Spencer Kellogg | By Spencer Kellogg
After an early August surge that saw Bitcoin top $12,500 per coin, the cryptocurrency has fallen sharply over the past 24 hours, sinking below $10,000 on major cryptocurrency exchanges across the world.
And this time, there doesn’t appear to be any institutional money there to brace its fall.
As the Dow Jones Industrial Average fell 3% during the Wednesday trading session, Bitcoin responded in a similar fashion wiping away tens of millions of dollars of its market cap. Between mounting trade wars that have begun to cool the global economy, civil rights flashpoints in Hong Kong, and continued riots in France, Bitcoin’s price has struggled to maintain it’s parabolic advance since early January.

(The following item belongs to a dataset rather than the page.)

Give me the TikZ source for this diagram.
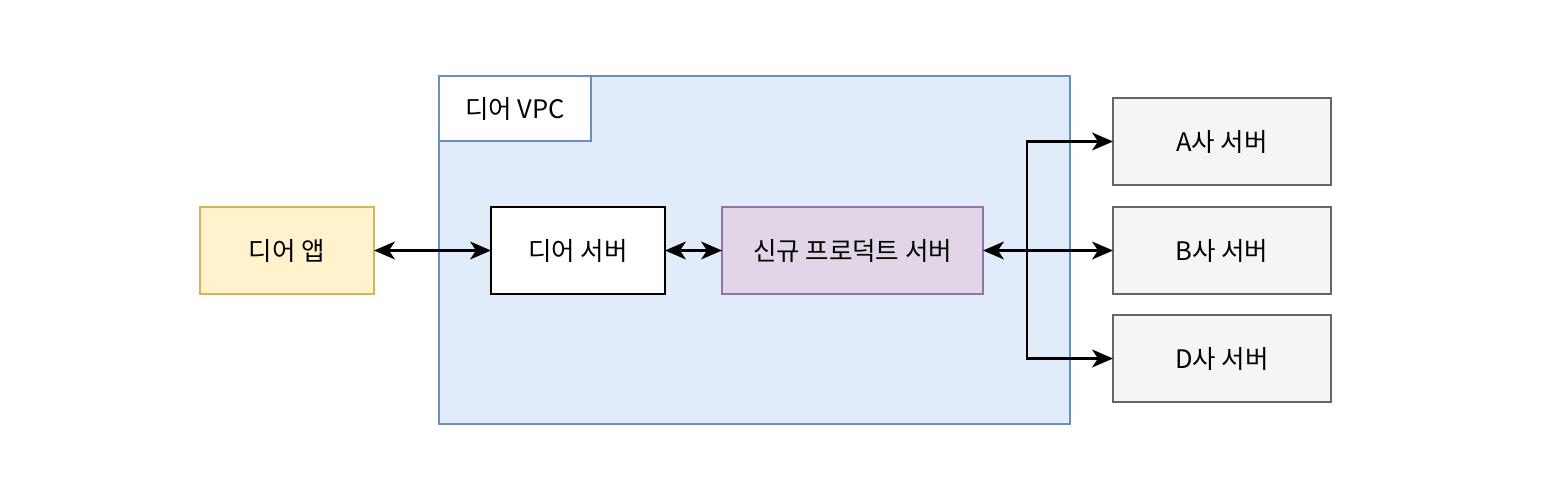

Even without the burnt-out public squares of Paris and the Chinese government amassing troops along the border of Hong Kong, Bitcoin has been rocked by its own troubles. While the recent spike in price has brought some favorable press coverage, the media has rightfully been more skeptical of Bitcoin and cryptocurrency than it was in November of 2017 when it acted as an excited cheerleader for a sport it did not completely understand.

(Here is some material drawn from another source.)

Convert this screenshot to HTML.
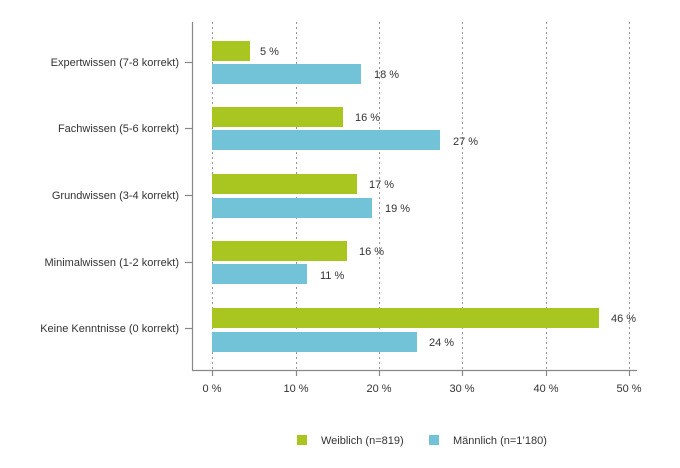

Allegations have lingered throughout the spring and summer months that suggest much of the global cryptocurrency trading volume is fake. What’s worse are the growing whispers surrounding the stablecoin Tether, its dealings with Bitfinex, and its alleged use in the type of fraud and manipulation that would make the president of the Federal Reserve blush.

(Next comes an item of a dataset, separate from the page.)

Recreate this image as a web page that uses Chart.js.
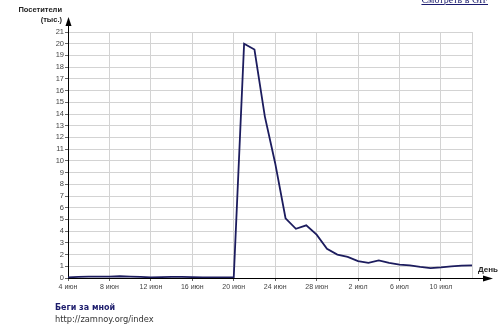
<!DOCTYPE html>
<html>
<head>
<meta charset="utf-8">
<script src="https://cdn.jsdelivr.net/npm/chart.js@4"></script>
<style>
  body { margin: 0; background: #fff; }
  #wrap { position: relative; width: 500px; height: 326px; overflow: hidden; }
  #visitorsChart { position: absolute; left: 0; top: 0; }
  .txt { position: absolute; font-family: "Liberation Sans", Arial, sans-serif; color: #222; white-space: nowrap; }
  .ytitle { font-weight: bold; font-size: 7.5px; text-align: right; width: 60px; left: 2px; }
  .gif { right: 12px; top: -6px; font-family: "Liberation Serif", serif; font-size: 10px; color: #1a1a6e; text-decoration: underline; }
  .day { left: 478px; top: 265px; font-weight: bold; font-size: 8px; }
  .site { left: 55px; top: 303px; font-family: "DejaVu Sans", Verdana, sans-serif; font-weight: bold; font-size: 8px; color: #1c1c6c; }
  .url { left: 55px; top: 314px; font-family: "DejaVu Sans", Verdana, sans-serif; font-size: 8.3px; color: #333; }
</style>
</head>
<body>
<div id="wrap">
  <canvas id="visitorsChart" width="500" height="326"></canvas>
  <div class="txt ytitle" style="top:5px">Посетители</div>
  <div class="txt ytitle" style="top:15px">(тыс.)</div>
  <div class="txt gif">Смотреть в GIF</div>
  <div class="txt day">День</div>
  <div class="txt site">Беги за мной</div>
  <div class="txt url">http://zamnoy.org/index</div>
</div>
<script>
// days: 4 июн .. 13 июл
const dayLabels = [
  '4 июн', '5 июн', '6 июн', '7 июн', '8 июн', '9 июн', '10 июн', '11 июн', '12 июн', '13 июн',
  '14 июн', '15 июн', '16 июн', '17 июн', '18 июн', '19 июн', '20 июн', '21 июн', '22 июн', '23 июн',
  '24 июн', '25 июн', '26 июн', '27 июн', '28 июн', '29 июн', '30 июн', '1 июл', '2 июл', '3 июл',
  '4 июл', '5 июл', '6 июл', '7 июл', '8 июл', '9 июл', '10 июл', '11 июл', '12 июл', '13 июл'
];
// visitors, thousands
const visitors = [
  0.05, 0.1, 0.12, 0.12, 0.12, 0.15, 0.12, 0.1, 0.05, 0.08,
  0.1, 0.1, 0.08, 0.05, 0.05, 0.05, 0.05, 20.0, 19.5, 13.8,
  9.8, 5.1, 4.2, 4.5, 3.7, 2.5, 2.0, 1.8, 1.45, 1.3,
  1.5, 1.3, 1.15, 1.08, 0.95, 0.85, 0.9, 1.0, 1.05, 1.08
];
const yMin = 0, yMax = 21, yStep = 1;
const labelEvery = 4;

// extends axis lines and draws arrow heads
const axisArrows = {
  id: 'axisArrows',
  afterDraw(chart) {
    const { ctx, chartArea } = chart;
    ctx.save();
    ctx.strokeStyle = '#000';
    ctx.fillStyle = '#000';
    ctx.lineWidth = 1;
    const x0 = Math.round(chartArea.left) + 0.5;
    const y0 = Math.round(chartArea.bottom) + 0.5;
    ctx.beginPath();
    ctx.moveTo(x0, chartArea.top);
    ctx.lineTo(x0, 24);
    ctx.moveTo(chartArea.right, y0);
    ctx.lineTo(484, y0);
    ctx.stroke();
    ctx.beginPath();
    ctx.moveTo(x0, 17);
    ctx.lineTo(x0 - 3, 26);
    ctx.lineTo(x0 + 3, 26);
    ctx.closePath();
    ctx.fill();
    ctx.beginPath();
    ctx.moveTo(493, y0);
    ctx.lineTo(483, y0 - 3);
    ctx.lineTo(483, y0 + 3);
    ctx.closePath();
    ctx.fill();
    ctx.restore();
  }
};

const ctxVisitors = document.getElementById('visitorsChart').getContext('2d');
const visitorsChart = new Chart(ctxVisitors, {
  type: 'line',
  data: {
    labels: dayLabels,
    datasets: [{
      label: 'Посетители',
      data: visitors,
      borderColor: '#1c1c5e',
      borderWidth: 1.8,
      pointRadius: 0,
      tension: 0,
      fill: false,
    }]
  },
  options: {
    responsive: false,
    animation: false,
    layout: {
      padding: { left: 0, top: 32, right: 28, bottom: 28 }
    },
    scales: {
      x: {
        offset: false,
        afterFit: s => { s.height = 20; },
        grid: {
          color: c => (c.index % labelEvery === 0 || c.index === dayLabels.length - 1) ? '#d3d3d3' : 'rgba(0,0,0,0)',
          tickLength: 3,
          tickColor: c => (c.index % labelEvery === 0 && c.index < dayLabels.length - 1) ? '#666' : 'rgba(0,0,0,0)',
        },
        border: { color: '#000', width: 1 },
        ticks: {
          autoSkip: false,
          maxRotation: 0,
          padding: 2,
          color: '#444',
          font: { family: 'Liberation Sans', size: 7 },
          callback: (v, i) => (i % labelEvery === 0 && i < dayLabels.length - 1) ? dayLabels[i] : '',
        }
      },
      y: {
        min: yMin,
        max: yMax,
        afterFit: s => { s.width = 68; },
        grid: {
          color: '#d3d3d3',
          tickLength: 3,
          tickColor: '#666',
        },
        border: { color: '#000', width: 1 },
        ticks: {
          stepSize: yStep,
          autoSkip: false,
          padding: 1,
          color: '#444',
          font: { family: 'Liberation Sans', size: 7.5 },
        }
      }
    },
    plugins: {
      legend: { display: false },
      tooltip: { enabled: false }
    }
  },
  plugins: [axisArrows]
});
</script>
</body>
</html>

None of which even cuts at the core of the major issue at hand which is that Bitcoin, as a currency, kind of sucks. Take this interesting brief from the Russia-China border that says Tether, not Bitcoin, is the coin of choice for high volume trade. Residents there said they like the stability of Tether’s value and prefer it to Bitcoin which can swing wildly from day-to-day.
Throughout its young life, Bitcoin has acted as a unique hedge against the hyperinflation of currencies and sharp recessions of major global and national economies. When Greece and Spain struggled in the earlier part of the decade, some analysts speculated that Bitcoin could replace the Euro altogether. Sweet dreams!
However, the debate about Bitcoin as a currency has dwarfed its most interesting prospects. If Bitcoin can simply fill the void as a sharp piece of code that acts as a digital store of value, then the asset class should mature organically at its own pace and still become a profitable and valuable commodity to hold.
The sort of adoption needed and ‘true’ volume expected simply doesn’t exist in the ecosystem today. Though many companies and self-important economists have gotten on board in the past year, the average person you run into every day has never bought Bitcoin and their eyes glaze over at the mere mention of it.
Regardless of the present circumstances, Bitcoin has proven itself a resilient asset. In the long run, Bitcoin looks sure to have some sort of seat at the global financial table (even if it is simply as a nuisance). Until then though, the road will be bumpy and feature major volatility due to the global systems it was built to compete with.